5. Secured or unsecured: which fits my situation?

If you have any qualifying history, income, or student status, an unsecured starter card may be available. If not, a secured card with a refundable deposit is the reliable entry point, and many upgrade automatically after good behavior. Neither is better in the long run; the reporting is what counts.

6. What fees hide beyond the annual one?

Check the late payment fee, cash advance fee, and foreign transaction fee. You plan to trigger none of them, but the fee schedule tells you how forgiving the card is if life happens. Some starter cards waive the first late fee, which is a kind touch for beginners.

7. Does it have a grace period?

The grace period is the gap between your statement and the due date during which no interest accrues on purchases if you pay in full. Virtually all mainstream cards have one, but confirm it. This window is the mechanism that makes free card use possible.

8. Can I set up automatic payments from day one?

The answer should be yes, and you should do it before the first purchase. Autopay of at least the minimum protects your record from forgetfulness, and autopay of the full statement is better still. Payment history is the biggest factor in your score, and automation makes it perfect.

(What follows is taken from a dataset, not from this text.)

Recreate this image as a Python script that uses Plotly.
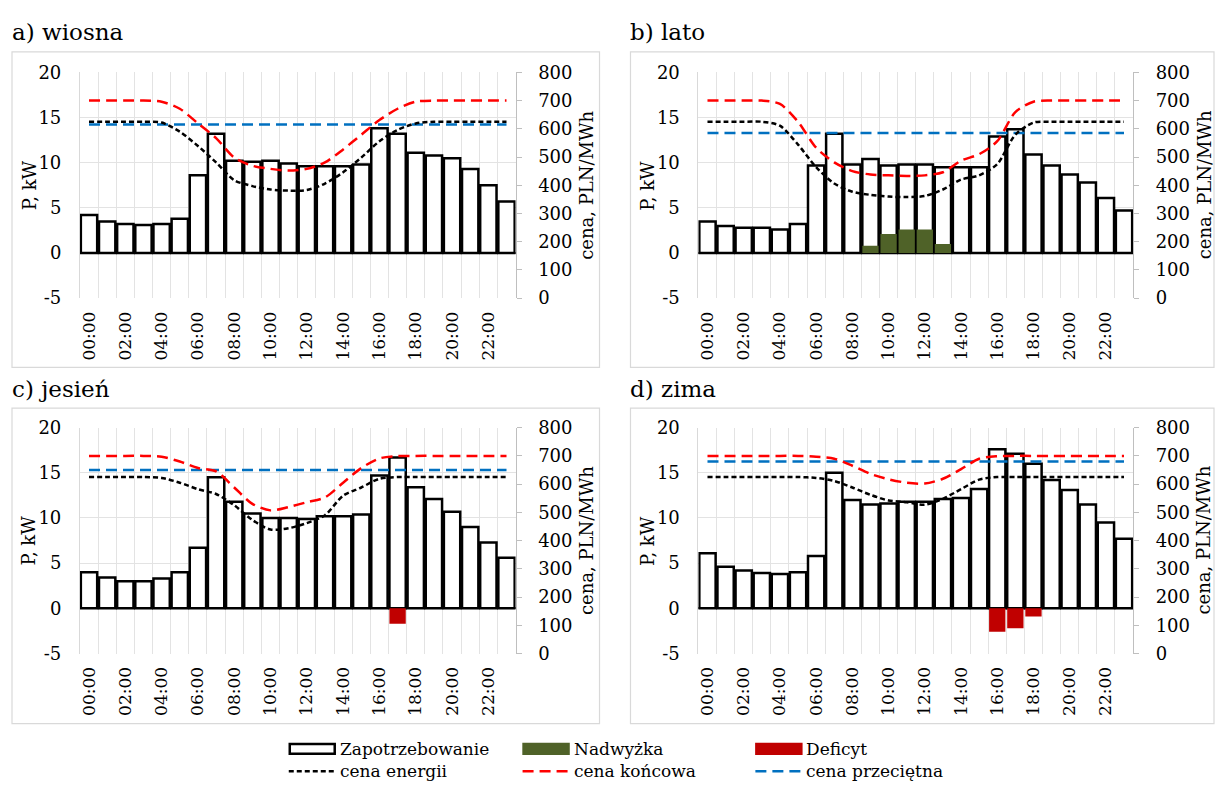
import plotly.graph_objects as go

# ---- data -------------------------------------------------------------
hours = ["00:00", "01:00", "02:00", "03:00", "04:00", "05:00", "06:00", "07:00",
         "08:00", "09:00", "10:00", "11:00", "12:00", "13:00", "14:00", "15:00",
         "16:00", "17:00", "18:00", "19:00", "20:00", "21:00", "22:00", "23:00"]
panel_titles = ["a) wiosna", "b) lato", "c) jesień", "d) zima"]
power_ticks = [-5, 0, 5, 10, 15, 20]
power_tick_text = ["-5", "0", "5", "10", "15", "20"]

# demand, kW
demand_spring = [4.2, 3.5, 3.2, 3.1, 3.2, 3.8, 8.6, 13.2, 10.2, 10.1, 10.2, 9.9,
                 9.6, 9.6, 9.6, 9.8, 13.8, 13.2, 11.1, 10.8, 10.5, 9.3, 7.5, 5.7]
demand_summer = [3.5, 3.0, 2.8, 2.8, 2.6, 3.2, 9.7, 13.2, 9.8, 10.4, 9.7, 9.8,
                 9.8, 9.5, 9.5, 9.5, 12.9, 13.7, 10.9, 9.7, 8.7, 7.8, 6.1, 4.7]
demand_autumn = [4.0, 3.4, 3.0, 3.0, 3.3, 4.0, 6.7, 14.5, 11.8, 10.5, 10.0, 10.0,
                 9.9, 10.2, 10.2, 10.4, 14.7, 16.7, 13.4, 12.1, 10.7, 9.0, 7.3, 5.6]
demand_winter = [6.1, 4.6, 4.2, 3.9, 3.8, 4.0, 5.8, 15.0, 12.0, 11.5, 11.6, 11.8,
                 11.8, 12.1, 12.2, 13.2, 17.6, 17.1, 16.0, 14.2, 13.1, 11.5, 9.5, 7.7]

# surplus (positive) and deficit (negative), kW
surplus_spring = [0] * 24
surplus_summer = [0, 0, 0, 0, 0, 0, 0, 0, 0, 0.8, 2.1, 2.6,
                  2.6, 1.0, 0, 0, 0, 0, 0, 0, 0, 0, 0, 0]
surplus_autumn = [0] * 24
surplus_winter = [0] * 24
deficit_spring = [0] * 24
deficit_summer = [0] * 24
deficit_autumn = [0, 0, 0, 0, 0, 0, 0, 0, 0, 0, 0, 0,
                  0, 0, 0, 0, 0, -1.7, 0, 0, 0, 0, 0, 0]
deficit_winter = [0, 0, 0, 0, 0, 0, 0, 0, 0, 0, 0, 0,
                  0, 0, 0, 0, -2.6, -2.2, -0.9, 0, 0, 0, 0, 0]

# prices, PLN/MWh
energy_spring = [625, 625, 625, 625, 622, 590, 539, 481, 418, 397, 385, 381,
                 383, 406, 446, 498, 556, 596, 619, 625, 625, 625, 625, 625]
final_spring = [700, 700, 700, 700, 696, 671, 619, 567, 498, 469, 458, 452,
                458, 481, 527, 579, 631, 671, 696, 700, 700, 700, 700, 700]
average_spring = [615] * 24

energy_summer = [625, 625, 625, 625, 611, 544, 464, 406, 377, 366, 360, 358,
                 362, 385, 420, 435, 475, 579, 622, 625, 625, 625, 625, 625]
final_summer = [700, 700, 700, 700, 688, 625, 533, 481, 450, 438, 435, 433,
                435, 446, 487, 510, 556, 659, 696, 700, 700, 700, 700, 700]
average_summer = [585] * 24

energy_autumn = [625, 625, 625, 625, 622, 605, 582, 565, 525, 473, 439, 444,
                 462, 490, 559, 588, 619, 625, 625, 625, 625, 625, 625, 625]
final_autumn = [700, 700, 700, 700, 697, 680, 657, 645, 588, 530, 507, 519,
                536, 553, 605, 657, 691, 699, 700, 700, 700, 700, 700, 700]
average_autumn = [650] * 24

energy_winter = [625, 625, 625, 625, 625, 625, 622, 611, 588, 562, 542, 536,
                 527, 548, 582, 616, 625, 625, 625, 625, 625, 625, 625, 625]
final_winter = [700, 700, 700, 700, 700, 700, 697, 690, 665, 636, 617, 605,
                602, 619, 653, 690, 699, 700, 700, 700, 700, 700, 700, 700]
average_winter = [680] * 24

legend_labels = ["Zapotrzebowanie", "Nadwyżka", "Deficyt",
                 "cena energii", "cena końcowa", "cena przeciętna"]

# ---- styling ------------------------------------------------------------
W, H = 1216, 792
FONT = "DejaVu Serif"
GREEN = "#4F6228"
RED_BAR = "#C00000"
RED_LINE = "#FF0000"
BLUE_LINE = "#0070C0"
GRID = "#E3E3E3"
FRAME = "#D9D9D9"
DASH_SHORT = "5px,3px"
DASH_LONG = "11px,6px"


def px_x(x):
    return x / W


def px_y(y):
    return 1 - y / H


panels = [
    (demand_spring, surplus_spring, deficit_spring, energy_spring, final_spring, average_spring),
    (demand_summer, surplus_summer, deficit_summer, energy_summer, final_summer, average_summer),
    (demand_autumn, surplus_autumn, deficit_autumn, energy_autumn, final_autumn, average_autumn),
    (demand_winter, surplus_winter, deficit_winter, energy_winter, final_winter, average_winter),
]

# plot areas (pixels): left, right, top, bottom; chart frames around them
plot_boxes = [(79, 515, 63, 295), (698, 1133, 63, 295),
              (79, 515, 428, 660), (698, 1133, 428, 660)]
chart_boxes = [(11, 599, 42, 366), (630, 1214, 42, 366),
               (11, 599, 408, 732), (630, 1214, 408, 732)]

idx = list(range(len(hours)))
fig = go.Figure()
layout = {}
shapes = []
annotations = []

for k, (dem, sur, dfc, en, fin, avg) in enumerate(panels, start=1):
    xa, ya, yr = f"x{k}", f"y{k}", f"y{k + 4}"
    fig.add_trace(go.Bar(x=idx, y=dem, xaxis=xa, yaxis=ya, name=legend_labels[0],
                         marker=dict(color="white", line=dict(color="black", width=2.5)),
                         showlegend=False))
    fig.add_trace(go.Bar(x=idx, y=sur, xaxis=xa, yaxis=ya, name=legend_labels[1],
                         marker=dict(color=GREEN, line=dict(width=0)), showlegend=False))
    fig.add_trace(go.Bar(x=idx, y=dfc, xaxis=xa, yaxis=ya, name=legend_labels[2],
                         marker=dict(color=RED_BAR, line=dict(width=0)), showlegend=False))
    fig.add_trace(go.Scatter(x=idx, y=avg, xaxis=xa, yaxis=yr, mode="lines",
                             name=legend_labels[5], showlegend=False,
                             line=dict(color=BLUE_LINE, width=2.5, dash=DASH_LONG)))
    fig.add_trace(go.Scatter(x=idx, y=fin, xaxis=xa, yaxis=yr, mode="lines",
                             name=legend_labels[4], showlegend=False,
                             line=dict(color=RED_LINE, width=2.5, dash=DASH_LONG,
                                       shape="spline", smoothing=0.8)))
    fig.add_trace(go.Scatter(x=idx, y=en, xaxis=xa, yaxis=yr, mode="lines",
                             name=legend_labels[3], showlegend=False,
                             line=dict(color="black", width=2.5, dash=DASH_SHORT,
                                       shape="spline", smoothing=0.8)))

    l, r, t, b = plot_boxes[k - 1]
    xdom = [px_x(l), px_x(r)]
    ydom = [px_y(b), px_y(t)]
    layout[f"xaxis{k}"] = dict(
        domain=xdom, anchor=ya, range=[-0.5, len(hours) - 0.5],
        tickmode="array", tickvals=idx[::2], ticktext=hours[::2], tickangle=-90,
        ticks="", showgrid=False, zeroline=False, showline=False,
        ticklabelstandoff=9,
        tickfont=dict(family=FONT, size=17, color="black"),
        minor=dict(tickmode="array", tickvals=[i - 0.5 for i in range(len(hours) + 1)],
                   showgrid=True, gridcolor=GRID, gridwidth=1, ticks=""),
    )
    layout[f"yaxis{k}"] = dict(
        domain=ydom, anchor=xa, range=[-5, 20],
        tickmode="array", tickvals=power_ticks, ticktext=power_tick_text,
        showgrid=True, gridcolor=GRID, gridwidth=1,
        zeroline=True, zerolinecolor="#7F7F7F", zerolinewidth=2,
        showline=True, linecolor=FRAME, linewidth=1, ticks="",
        ticklabelstandoff=14,
        tickfont=dict(family=FONT, size=18, color="black"),
    )
    layout[f"yaxis{k + 4}"] = dict(
        overlaying=ya, side="right", anchor=xa, range=[0, 800],
        tickmode="linear", tick0=0, dtick=100,
        showgrid=False, zeroline=False,
        showline=True, linecolor="#BFBFBF", linewidth=1,
        ticks="outside", ticklen=5, tickcolor="#BFBFBF",
        ticklabelstandoff=13,
        tickfont=dict(family=FONT, size=18, color="black"),
    )

    # chart frame
    cl, cr, ct, cb = chart_boxes[k - 1]
    shapes.append(dict(type="rect", xref="paper", yref="paper",
                       x0=px_x(cl), x1=px_x(cr), y0=px_y(cb), y1=px_y(ct),
                       line=dict(color=FRAME, width=1.2), fillcolor="rgba(0,0,0,0)",
                       layer="below"))
    # panel title
    annotations.append(dict(text=panel_titles[k - 1], xref="paper", yref="paper",
                            x=px_x(cl - 2), y=px_y(ct - 20), xanchor="left", yanchor="middle",
                            showarrow=False, font=dict(family=FONT, size=23, color="black")))
    # axis titles
    mid = (t + b) / 2
    annotations.append(dict(text="P, kW", xref="paper", yref="paper",
                            x=px_x(l - 51), y=px_y(mid), xanchor="center", yanchor="middle",
                            textangle=-90, showarrow=False,
                            font=dict(family=FONT, size=18, color="black")))
    annotations.append(dict(text="cena, PLN/MWh", xref="paper", yref="paper",
                            x=px_x(r + 71), y=px_y(mid), xanchor="center", yanchor="middle",
                            textangle=-90, showarrow=False,
                            font=dict(family=FONT, size=18, color="black")))

# ---- legend (two rows of three entries) ----------------------------------
col_x = [288, 522, 755]
row_y = [758, 781]
sym_w = 46
legend_styles = [
    dict(kind="box", fill="white", line="black"),
    dict(kind="box", fill=GREEN, line=GREEN),
    dict(kind="box", fill=RED_BAR, line=RED_BAR),
    dict(kind="line", color="black", dash=DASH_SHORT),
    dict(kind="line", color=RED_LINE, dash=DASH_LONG),
    dict(kind="line", color=BLUE_LINE, dash=DASH_LONG),
]
for i, (label, st) in enumerate(zip(legend_labels, legend_styles)):
    cx = col_x[i % 3]
    cy = row_y[i // 3]
    if st["kind"] == "box":
        shapes.append(dict(type="rect", xref="paper", yref="paper",
                           x0=px_x(cx + 1), x1=px_x(cx + sym_w), y0=px_y(cy + 5), y1=px_y(cy - 5),
                           fillcolor=st["fill"], line=dict(color=st["line"], width=2.5)))
    else:
        shapes.append(dict(type="line", xref="paper", yref="paper",
                           x0=px_x(cx), x1=px_x(cx + sym_w), y0=px_y(cy), y1=px_y(cy),
                           line=dict(color=st["color"], width=2.5, dash=st["dash"])))
    annotations.append(dict(text=label, xref="paper", yref="paper",
                            x=px_x(cx + sym_w + 3), y=px_y(cy), xanchor="left", yanchor="middle",
                            showarrow=False, font=dict(family=FONT, size=17, color="black")))

fig.update_layout(
    width=W, height=H, margin=dict(l=0, r=0, t=0, b=0),
    paper_bgcolor="white", plot_bgcolor="white",
    barmode="overlay", bargap=0.1,
    font=dict(family=FONT, size=18, color="black"),
    shapes=shapes, annotations=annotations, showlegend=False,
    **layout,
)

fig.write_html("out.html", post_script="document.body.style.margin = '0';")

9. What is this card teaching me to do?

Some cards nudge you toward spending with promotional offers and minimum-spend bonuses. A first card should reward calm, boring usage: a subscription or two, groceries occasionally, paid in full. If the marketing is pushing you to spend more than you planned, that tells you something about the product.

10. What is my exit plan and next step?

Think a year ahead. Ideally this card stays open forever as the anchor of your credit age, costing nothing and quietly aging well. After six to twelve clean months you can consider a limit increase or a rewards card for your actual spending patterns, as covered in our guide to maximizing credit card rewards.

The two rules that make any first card safe

Only charge what you can pay in full from money you already have, and automate the payment. Do those two things and every card on the market becomes safe; skip them and no card is. Build the spending plan first with our Budgeting guides, and the card becomes a convenience layered on top of healthy finances.

Frequently asked questions

At what age can I get my first credit card?

Age and income requirements vary by country, and younger applicants often need proof of independent income or a co-signer. Student cards and authorized user arrangements are common routes for young adults.

Will applying for my first card hurt my credit?

The application creates a hard inquiry, which can cause a small, temporary dip. On an empty file the effect fades quickly, and the account itself soon does far more good than the inquiry did harm.

How much should I spend on my first card?

Little and regularly. A small recurring charge paid in full every month is enough to build history. There is no bonus for volume, and utilization stays healthiest when reported balances are low.